A manufacturer’s standard terms limit liability for product defects to repair or replacement only. A consumer buys the product without noticing the clause. The product injures them. Under CRA 2015, is this limitation enforceable?
A. Yes—repair or replacement is a permitted remedy for implied terms under s.23
B. No—consumer rights to damages for personal injury cannot be limited
C. Yes—if the clause was prominently displayed before purchase
D. No—limitation clauses are void in all consumer contracts
C. Yes—if the clause was prominently displayed before purchase.
Explanation: CRA 2015 allows consumer terms to limit remedies for implied terms (e.g. repair/replacement) provided they are fair and transparent; prominence before contracting is key.
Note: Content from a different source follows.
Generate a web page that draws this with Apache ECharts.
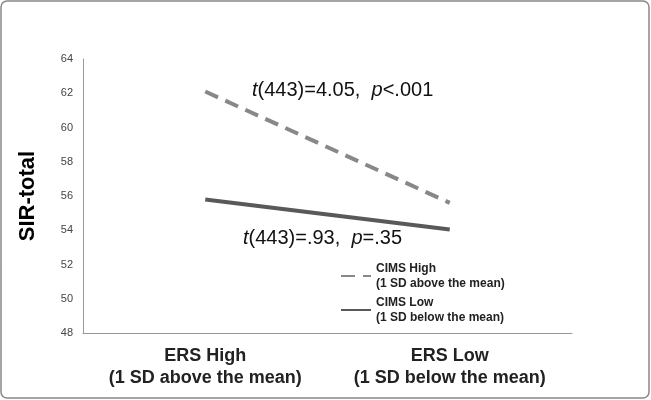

A clause tries to exclude liability for delay in delivery “in no circumstances shall we be liable for any loss, direct or indirect.” A court finds it validly incorporated but ambiguous as to whether “indirect loss” includes loss of profit. How will the court resolve scope?
A. It will not exclude loss of profit—ambiguity is construed against the drafter
B. It will exclude loss of profit if the drafter can show parties intended it
C. It will sever the ambiguous words and enforce the rest
D. It will treat the entire clause as void for uncertainty
A. It will not exclude loss of profit—ambiguity is construed against the drafter.
Explanation: Under contra proferentem, any ambiguity in scope is read restrictively, so “indirect loss” will not be taken to include profit unless clearly stated.